◆ YOUR GOAL ◆
Quote every line of the data below as it stands, omitting pictures.

◆ DATA SHOWN ◆
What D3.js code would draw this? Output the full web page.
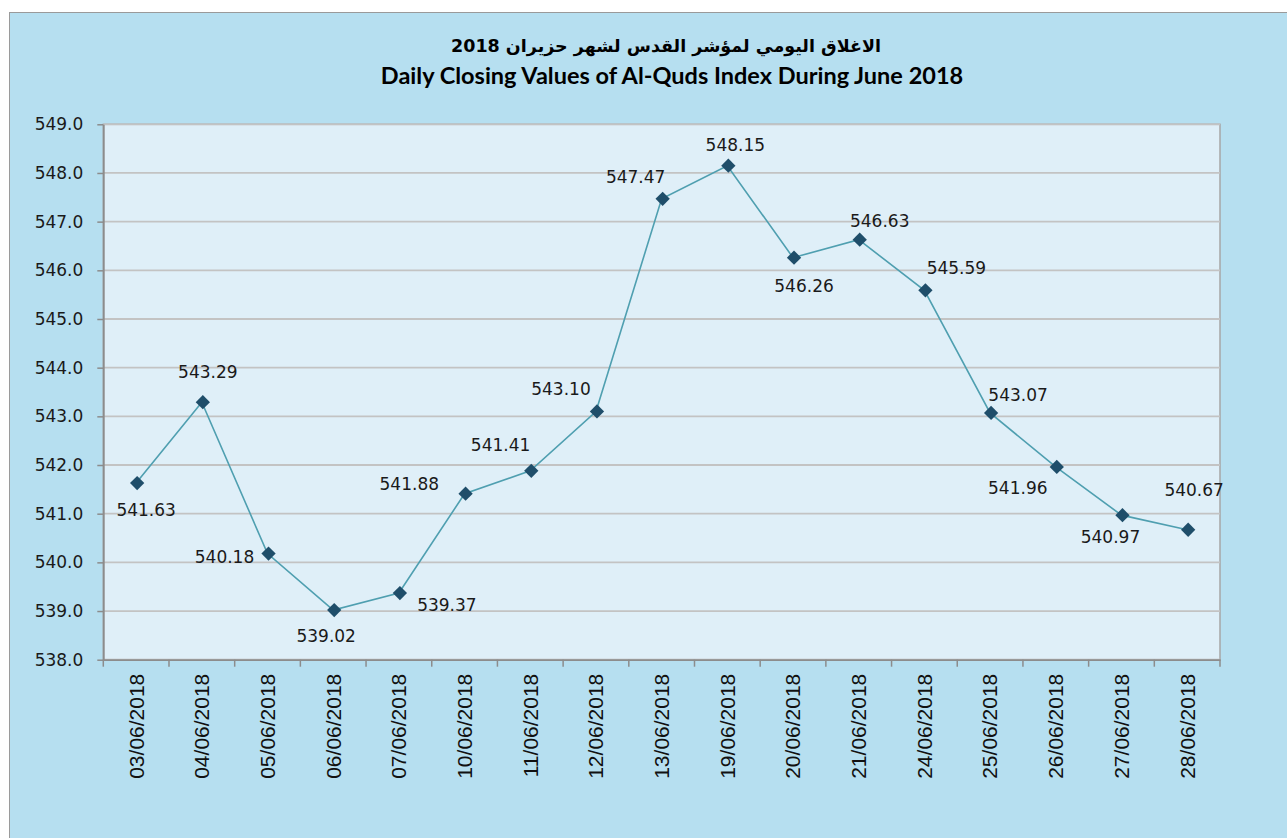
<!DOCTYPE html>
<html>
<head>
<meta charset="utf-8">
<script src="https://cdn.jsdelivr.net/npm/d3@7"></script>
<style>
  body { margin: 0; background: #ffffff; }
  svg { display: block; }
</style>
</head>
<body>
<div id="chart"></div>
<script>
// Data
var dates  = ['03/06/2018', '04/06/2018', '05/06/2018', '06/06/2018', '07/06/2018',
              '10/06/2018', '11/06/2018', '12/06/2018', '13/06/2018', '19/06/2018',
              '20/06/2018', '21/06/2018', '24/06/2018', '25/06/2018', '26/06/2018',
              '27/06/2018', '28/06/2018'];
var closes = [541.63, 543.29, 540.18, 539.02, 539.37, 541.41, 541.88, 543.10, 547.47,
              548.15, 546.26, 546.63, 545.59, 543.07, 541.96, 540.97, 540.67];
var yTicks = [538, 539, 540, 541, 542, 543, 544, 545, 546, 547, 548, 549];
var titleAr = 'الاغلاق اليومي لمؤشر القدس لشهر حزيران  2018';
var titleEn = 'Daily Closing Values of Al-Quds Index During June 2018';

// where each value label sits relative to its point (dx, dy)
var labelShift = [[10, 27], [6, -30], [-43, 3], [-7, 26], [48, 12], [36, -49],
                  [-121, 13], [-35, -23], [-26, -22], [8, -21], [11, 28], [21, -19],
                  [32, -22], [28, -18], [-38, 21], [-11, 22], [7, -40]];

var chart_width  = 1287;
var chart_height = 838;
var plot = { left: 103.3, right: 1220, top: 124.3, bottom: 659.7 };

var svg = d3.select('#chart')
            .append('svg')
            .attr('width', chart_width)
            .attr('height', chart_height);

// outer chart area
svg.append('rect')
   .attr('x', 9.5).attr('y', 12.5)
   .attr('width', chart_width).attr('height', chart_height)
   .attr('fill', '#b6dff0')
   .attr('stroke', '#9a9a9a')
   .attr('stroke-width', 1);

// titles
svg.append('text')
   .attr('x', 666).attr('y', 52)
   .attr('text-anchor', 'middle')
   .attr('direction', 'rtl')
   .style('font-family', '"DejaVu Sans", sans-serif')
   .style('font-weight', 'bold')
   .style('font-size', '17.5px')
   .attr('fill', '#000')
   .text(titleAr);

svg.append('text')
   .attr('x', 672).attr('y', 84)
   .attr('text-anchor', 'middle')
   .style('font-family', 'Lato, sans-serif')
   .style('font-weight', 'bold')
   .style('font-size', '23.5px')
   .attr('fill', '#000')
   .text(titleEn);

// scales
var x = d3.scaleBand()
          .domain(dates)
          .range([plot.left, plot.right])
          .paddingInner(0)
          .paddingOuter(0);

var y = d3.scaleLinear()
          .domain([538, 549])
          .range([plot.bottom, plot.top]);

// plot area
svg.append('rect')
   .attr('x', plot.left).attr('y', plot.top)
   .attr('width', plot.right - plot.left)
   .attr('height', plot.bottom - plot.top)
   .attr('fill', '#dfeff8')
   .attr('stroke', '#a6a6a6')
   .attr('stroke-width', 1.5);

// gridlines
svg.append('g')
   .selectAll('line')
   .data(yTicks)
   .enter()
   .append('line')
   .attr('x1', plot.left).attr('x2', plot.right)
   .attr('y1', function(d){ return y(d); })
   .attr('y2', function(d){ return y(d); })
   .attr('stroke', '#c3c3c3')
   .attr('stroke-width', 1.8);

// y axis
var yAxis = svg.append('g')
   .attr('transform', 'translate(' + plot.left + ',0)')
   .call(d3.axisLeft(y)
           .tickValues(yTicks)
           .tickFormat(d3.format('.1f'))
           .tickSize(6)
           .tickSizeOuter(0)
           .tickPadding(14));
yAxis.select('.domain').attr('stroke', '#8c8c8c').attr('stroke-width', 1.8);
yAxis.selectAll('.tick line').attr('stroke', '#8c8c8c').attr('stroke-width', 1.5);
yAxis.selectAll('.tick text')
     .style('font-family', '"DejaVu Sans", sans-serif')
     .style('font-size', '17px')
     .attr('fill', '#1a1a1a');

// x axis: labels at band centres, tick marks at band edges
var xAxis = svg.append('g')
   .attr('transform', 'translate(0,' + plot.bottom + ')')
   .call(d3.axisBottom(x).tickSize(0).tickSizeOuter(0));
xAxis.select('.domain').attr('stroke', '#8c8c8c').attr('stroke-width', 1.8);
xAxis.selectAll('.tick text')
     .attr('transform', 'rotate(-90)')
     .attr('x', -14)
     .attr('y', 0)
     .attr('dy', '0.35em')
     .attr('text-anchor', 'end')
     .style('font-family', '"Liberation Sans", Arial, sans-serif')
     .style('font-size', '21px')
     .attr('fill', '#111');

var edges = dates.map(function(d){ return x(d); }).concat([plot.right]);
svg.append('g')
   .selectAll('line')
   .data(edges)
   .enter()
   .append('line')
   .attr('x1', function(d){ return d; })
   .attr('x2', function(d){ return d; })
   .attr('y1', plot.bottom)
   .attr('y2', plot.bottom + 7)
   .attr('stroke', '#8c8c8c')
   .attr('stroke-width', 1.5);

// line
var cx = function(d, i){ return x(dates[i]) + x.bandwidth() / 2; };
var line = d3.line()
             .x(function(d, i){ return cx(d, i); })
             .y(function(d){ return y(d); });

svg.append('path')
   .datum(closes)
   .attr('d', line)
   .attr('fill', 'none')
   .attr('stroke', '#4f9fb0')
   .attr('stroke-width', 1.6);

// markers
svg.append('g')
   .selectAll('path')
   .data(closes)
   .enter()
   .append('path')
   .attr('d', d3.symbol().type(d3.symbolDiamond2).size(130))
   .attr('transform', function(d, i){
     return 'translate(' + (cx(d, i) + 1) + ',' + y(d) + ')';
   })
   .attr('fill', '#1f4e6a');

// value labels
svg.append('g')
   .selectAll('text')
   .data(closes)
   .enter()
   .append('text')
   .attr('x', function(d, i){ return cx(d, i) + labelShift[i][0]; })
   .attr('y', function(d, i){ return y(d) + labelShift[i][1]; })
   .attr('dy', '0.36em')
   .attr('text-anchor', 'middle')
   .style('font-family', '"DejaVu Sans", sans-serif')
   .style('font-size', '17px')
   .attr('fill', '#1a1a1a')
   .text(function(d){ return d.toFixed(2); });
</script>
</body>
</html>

◆ THE SOLUTION ◆
What D3.js code would draw this? Output the full web page.
<!DOCTYPE html>
<html>
<head>
<meta charset="utf-8">
<script src="https://cdn.jsdelivr.net/npm/d3@7"></script>
<style>
  body { margin: 0; background: #ffffff; }
  svg { display: block; }
</style>
</head>
<body>
<div id="chart"></div>
<script>
// Data
var dates  = ['03/06/2018', '04/06/2018', '05/06/2018', '06/06/2018', '07/06/2018',
              '10/06/2018', '11/06/2018', '12/06/2018', '13/06/2018', '19/06/2018',
              '20/06/2018', '21/06/2018', '24/06/2018', '25/06/2018', '26/06/2018',
              '27/06/2018', '28/06/2018'];
var closes = [541.63, 543.29, 540.18, 539.02, 539.37, 541.41, 541.88, 543.10, 547.47,
              548.15, 546.26, 546.63, 545.59, 543.07, 541.96, 540.97, 540.67];
var yTicks = [538, 539, 540, 541, 542, 543, 544, 545, 546, 547, 548, 549];
var titleAr = 'الاغلاق اليومي لمؤشر القدس لشهر حزيران  2018';
var titleEn = 'Daily Closing Values of Al-Quds Index During June 2018';

// where each value label sits relative to its point (dx, dy)
var labelShift = [[10, 27], [6, -30], [-43, 3], [-7, 26], [48, 12], [36, -49],
                  [-121, 13], [-35, -23], [-26, -22], [8, -21], [11, 28], [21, -19],
                  [32, -22], [28, -18], [-38, 21], [-11, 22], [7, -40]];

var chart_width  = 1287;
var chart_height = 838;
var plot = { left: 103.3, right: 1220, top: 124.3, bottom: 659.7 };

var svg = d3.select('#chart')
            .append('svg')
            .attr('width', chart_width)
            .attr('height', chart_height);

// outer chart area
svg.append('rect')
   .attr('x', 9.5).attr('y', 12.5)
   .attr('width', chart_width).attr('height', chart_height)
   .attr('fill', '#b6dff0')
   .attr('stroke', '#9a9a9a')
   .attr('stroke-width', 1);

// titles
svg.append('text')
   .attr('x', 666).attr('y', 52)
   .attr('text-anchor', 'middle')
   .attr('direction', 'rtl')
   .style('font-family', '"DejaVu Sans", sans-serif')
   .style('font-weight', 'bold')
   .style('font-size', '17.5px')
   .attr('fill', '#000')
   .text(titleAr);

svg.append('text')
   .attr('x', 672).attr('y', 84)
   .attr('text-anchor', 'middle')
   .style('font-family', 'Lato, sans-serif')
   .style('font-weight', 'bold')
   .style('font-size', '23.5px')
   .attr('fill', '#000')
   .text(titleEn);

// scales
var x = d3.scaleBand()
          .domain(dates)
          .range([plot.left, plot.right])
          .paddingInner(0)
          .paddingOuter(0);

var y = d3.scaleLinear()
          .domain([538, 549])
          .range([plot.bottom, plot.top]);

// plot area
svg.append('rect')
   .attr('x', plot.left).attr('y', plot.top)
   .attr('width', plot.right - plot.left)
   .attr('height', plot.bottom - plot.top)
   .attr('fill', '#dfeff8')
   .attr('stroke', '#a6a6a6')
   .attr('stroke-width', 1.5);

// gridlines
svg.append('g')
   .selectAll('line')
   .data(yTicks)
   .enter()
   .append('line')
   .attr('x1', plot.left).attr('x2', plot.right)
   .attr('y1', function(d){ return y(d); })
   .attr('y2', function(d){ return y(d); })
   .attr('stroke', '#c3c3c3')
   .attr('stroke-width', 1.8);

// y axis
var yAxis = svg.append('g')
   .attr('transform', 'translate(' + plot.left + ',0)')
   .call(d3.axisLeft(y)
           .tickValues(yTicks)
           .tickFormat(d3.format('.1f'))
           .tickSize(6)
           .tickSizeOuter(0)
           .tickPadding(14));
yAxis.select('.domain').attr('stroke', '#8c8c8c').attr('stroke-width', 1.8);
yAxis.selectAll('.tick line').attr('stroke', '#8c8c8c').attr('stroke-width', 1.5);
yAxis.selectAll('.tick text')
     .style('font-family', '"DejaVu Sans", sans-serif')
     .style('font-size', '17px')
     .attr('fill', '#1a1a1a');

// x axis: labels at band centres, tick marks at band edges
var xAxis = svg.append('g')
   .attr('transform', 'translate(0,' + plot.bottom + ')')
   .call(d3.axisBottom(x).tickSize(0).tickSizeOuter(0));
xAxis.select('.domain').attr('stroke', '#8c8c8c').attr('stroke-width', 1.8);
xAxis.selectAll('.tick text')
     .attr('transform', 'rotate(-90)')
     .attr('x', -14)
     .attr('y', 0)
     .attr('dy', '0.35em')
     .attr('text-anchor', 'end')
     .style('font-family', '"Liberation Sans", Arial, sans-serif')
     .style('font-size', '21px')
     .attr('fill', '#111');

var edges = dates.map(function(d){ return x(d); }).concat([plot.right]);
svg.append('g')
   .selectAll('line')
   .data(edges)
   .enter()
   .append('line')
   .attr('x1', function(d){ return d; })
   .attr('x2', function(d){ return d; })
   .attr('y1', plot.bottom)
   .attr('y2', plot.bottom + 7)
   .attr('stroke', '#8c8c8c')
   .attr('stroke-width', 1.5);

// line
var cx = function(d, i){ return x(dates[i]) + x.bandwidth() / 2; };
var line = d3.line()
             .x(function(d, i){ return cx(d, i); })
             .y(function(d){ return y(d); });

svg.append('path')
   .datum(closes)
   .attr('d', line)
   .attr('fill', 'none')
   .attr('stroke', '#4f9fb0')
   .attr('stroke-width', 1.6);

// markers
svg.append('g')
   .selectAll('path')
   .data(closes)
   .enter()
   .append('path')
   .attr('d', d3.symbol().type(d3.symbolDiamond2).size(130))
   .attr('transform', function(d, i){
     return 'translate(' + (cx(d, i) + 1) + ',' + y(d) + ')';
   })
   .attr('fill', '#1f4e6a');

// value labels
svg.append('g')
   .selectAll('text')
   .data(closes)
   .enter()
   .append('text')
   .attr('x', function(d, i){ return cx(d, i) + labelShift[i][0]; })
   .attr('y', function(d, i){ return y(d) + labelShift[i][1]; })
   .attr('dy', '0.36em')
   .attr('text-anchor', 'middle')
   .style('font-family', '"DejaVu Sans", sans-serif')
   .style('font-size', '17px')
   .attr('fill', '#1a1a1a')
   .text(function(d){ return d.toFixed(2); });
</script>
</body>
</html>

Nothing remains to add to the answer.